The pace of forest destruction soared in Brazil from August 2014 through February 2015, according to two different surveys of satellite images. One analysis by the Brazilian space agency INPE reports a 63 percent rise; the other, monthly tallies by the Amazon watchdog group IMAZON, shows deforestation tripling (up 215 percent) in Brazil over the same period a year earlier.

A Step Backwards

Phillip Fearnside, a forest expert with the Brazilian government’s Amazon research agency, INPA, says that he’s disappointed, but not surprised. He blames the surge in tree-cutting partly on new, less environmentally friendly government policies in Brazil, and partly on rising demand for beef in countries with a rapidly expanding middle class like China and Brazil itself. Most of the recent cutting in Brazil has been to clear land for cattle pasture along the southern and eastern fringes of the forest.

As the global economy continues to recover, pressure to cut the rainforest is expected to increase. But in the past, the Brazilian government succeeded in resisting those market pressures, says Fearnside, with some of the most progressive environmental regulations in the world

Brazil has the largest network of “protected areas” of any nation. Over 44 percent of the Amazon is in preserves where commercial activities are prohibited or highly restricted. There are also tough laws on the books that prohibit clear-cutting for lumber and deny agricultural credit to those who destroyed the forest illegally. There is also the much lauded soy moratorium, a partnership with agribusinesses that banned forest being cleared to plant soybeans.

In recent years, however, the government of president Dilma Rousseff has taken some giant steps backward, according to Fearnside. He cites the revised Forest Code, enacted in 2012, which, in addition to watering down critical environmental protections, offers an amnesty to individuals who engaged in deforestation.

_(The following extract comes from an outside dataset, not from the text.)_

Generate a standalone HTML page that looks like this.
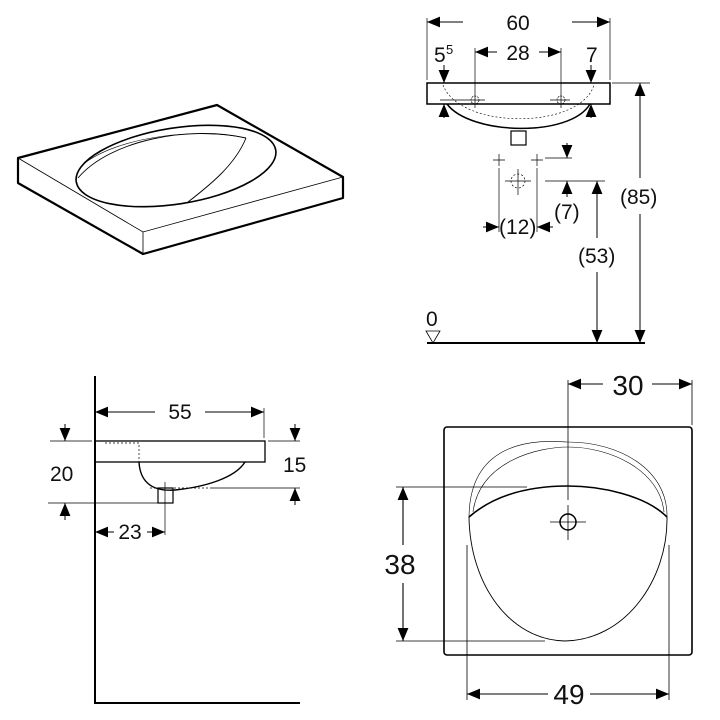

“The expectation is that if you clear illegally now, sooner or later there will be another amnesty that will forgive your past crimes,” says Fearnside.

 New Development Push

Rousseff’s government also has several large hydroelectric dams in the works, projects which in the past have brought large new populations of construction workers and support staff into the forest and increased deforestation in their wake. Most worrying of all says Fearnside is the proposed BR 319 Highway, which would link the Amazon’s biggest city, Manaus, in the center of the region, with the arc of deforestation in the south, where much of the forest has already been cleared.

“If the actors in the arc of deforestation — companies, individuals — move out of that region into the rest of the forest it changes everything,” says Fearnside. “Once you build a road like that a lot of what happens is no longer under the government’s control — side roads fan out from it, people move into the forest.”

A Global Problem

If the surge in cutting continues, it’s bad news not just for the rainforest, but for the world. At a time when extinction rates are soaring, the Amazon rainforest remains the greatest intact trove of biodiversity on the planet. Preserving forests, which remove carbon from the atmosphere, is also crucial in the fight to limit climate change.

“I don’t like to look at the Amazon forest as something that could be gone in 30 or 40 years,” senior INPA researcher Rita Mesquita said in an interview with New Scientist. “But that may be where we are headed if we don’t change course.”